Location
- Elwood, Suffolk County, New York United States

District information
- Type: Public
- Motto: A Focused Future
- Grades: K-12
- Established: 1903; 123 years ago
- Superintendent: TBD
- Schools: 4

Students and staff
- Enrollment: 1,979
- District mascot: Knights
- Colors: Royal Blue and White

Other information
- District Offices: Elwood Middle School 100 Kenneth Avenue Greenlawn, NY 11740
- Website: www.elwoodufsd.org

= Elwood Union Free School District =

School district in the U.S. state of New York

Elwood Union Free School District is a public school district in New York, United States. It is in the Town of Huntington and serves residents in the hamlet of Elwood and parts of the hamlet Greenlawn.

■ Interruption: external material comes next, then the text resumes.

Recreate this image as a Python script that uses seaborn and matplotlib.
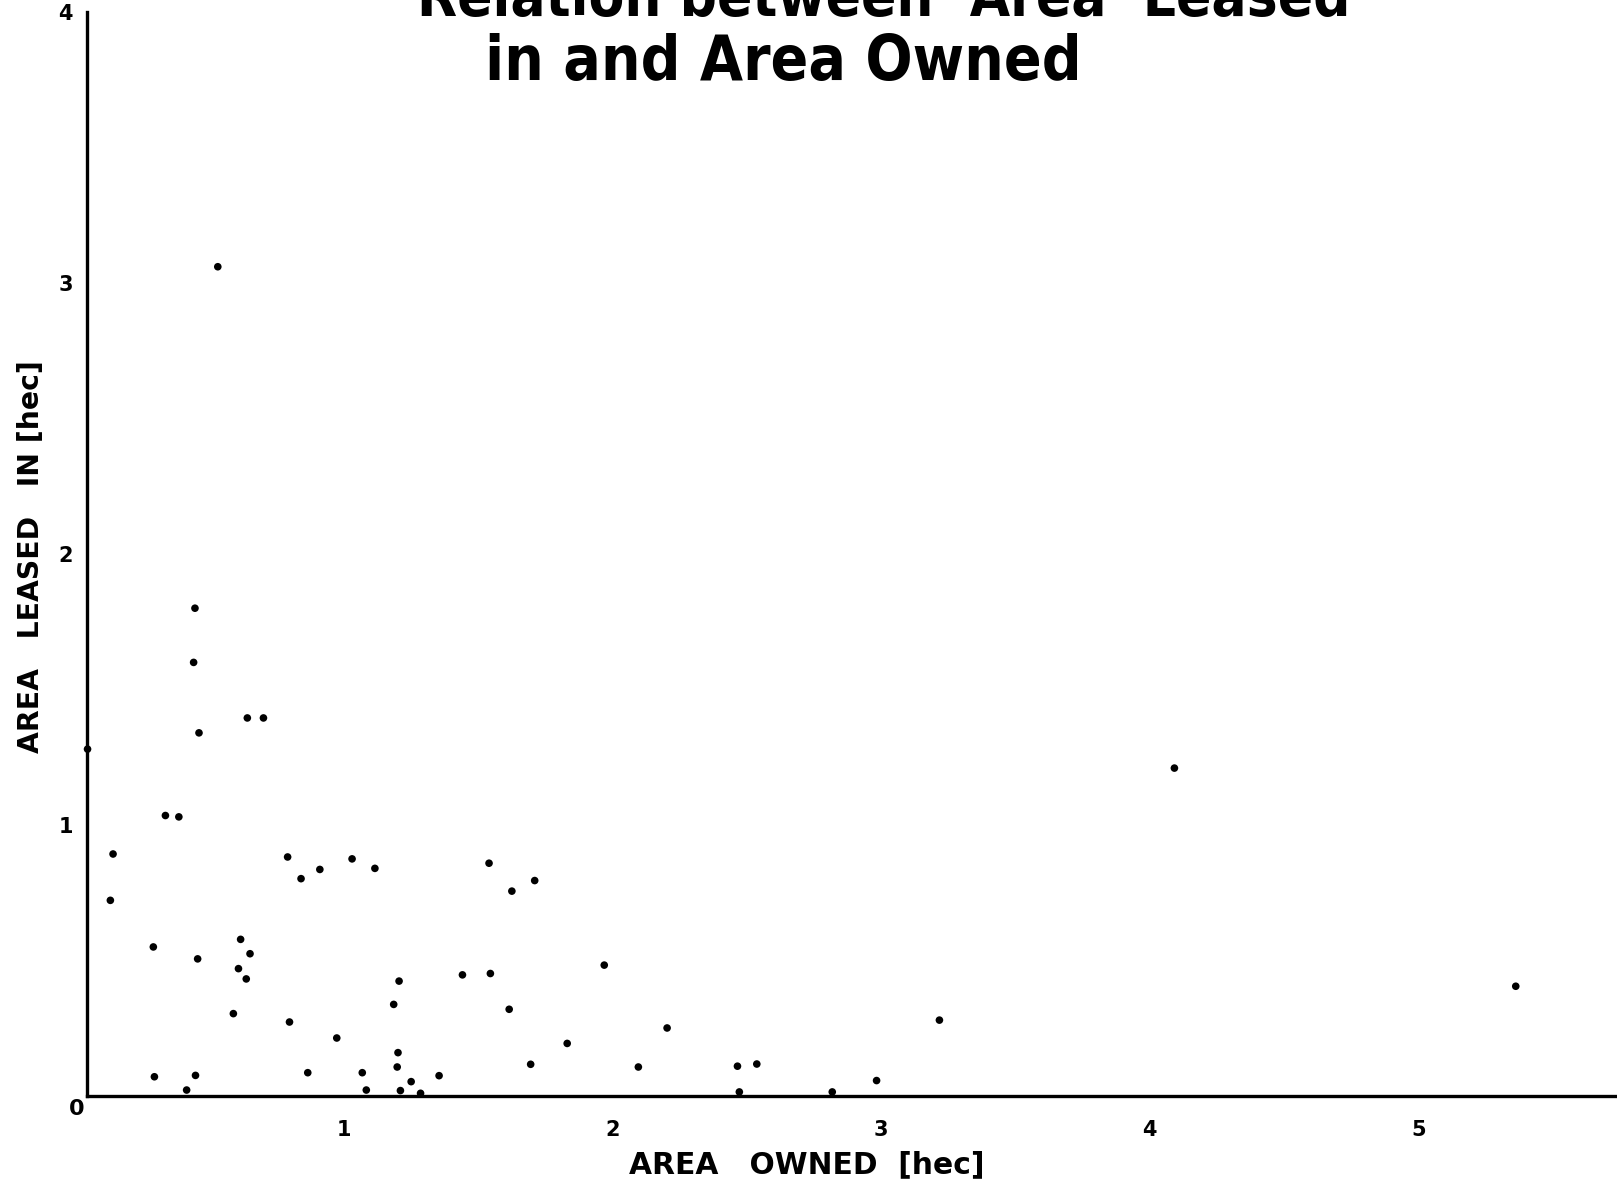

The district includes one primary school, which teaches Kindergarten to 2nd grade (Harley Avenue Primary School), one intermediate school, which teaches 3rd to 5th grade (James H. Boyd Intermediate School), a middle school (Elwood Middle School), and a high school (Elwood-John H. Glenn High School).

== History ==

=== Early district history and schools ===
In 1869, a one-room schoolhouse was built in Elwood. This was the very first school in the area. The district was established in 1903 with the start of the construction of the Elwood School on Cuba Hill Road (affectionately called the "Little Red Schoolhouse"), which operated as the sole school in the district for decades. The school would finally open in 1915, and it had two stories, a stage, and a library. The school did not have a cafeteria. It is now owned by the Suffolk County Historic Trust and is very rundown. Cuba Hill School, which today is James H. Boyd School, opened further down the road in 1955, and Manor Plains School opened on Little Plains Road in 1957. Elwood-John Glenn High School was constructed in 1962, followed by Harley Avenue School in 1966, and finally Elwood Middle School in 1968. Before the opening of John Glenn, high school aged students in Elwood went to Northport, Kings Park, or Huntington for high school. As of 2024, the district actively uses four of the six total schools. The Elwood School has stood abandoned since 2003, and Manor Plains School has been converted into the Western Suffolk BOCES: Wilson Technological Center.

=== Merger attempts ===
Due to the Elwood Union Free School District being very small, the district has made many attempts at merging with surrounding districts. They have attempted to merge with every district they border, having sent proposals for merger in late 2010 and early 2011 to Northport-East Northport, Half Hollow Hills, Commack, South Huntington, and Harborfields. Harborfields was likely the most probable candidate, as they are the smallest bordering district, and they also tried to merge with Harborfields in 1992. The attempt at a Elwood-Harborfields merger in 2010 was turned away by Harborfields superintendent Frank Carasiti, who had been a key player in Long Island schools for nearly 50 years and has a Rocky Point school named after him. There were also attempts at merging with Commack in the 1960s, and other merger efforts were made in 1988. None of Elwood's many attempts to merge were ever accepted, and the district has stayed with its current configuration and zoning since.

== Academics ==
Elwood School District has a history of academic success, with many students receiving Regents diplomas and recognition by the National Merit Program. In 2018, Elwood-John H. Glenn High School was honored as a National Blue Ribbon school. The district features modern facilities and offers a diverse range of programs, including Advanced Placement courses and special education services, catering to the needs of all students. 36 students of Elwood-John Glenn High School were honored by College Board as AP scholars in October 2025. The district has hosted various significant events, such as Career Day in partnership with Suffolk County District Attorney Ray Tierney's office, allowing students to explore different career paths.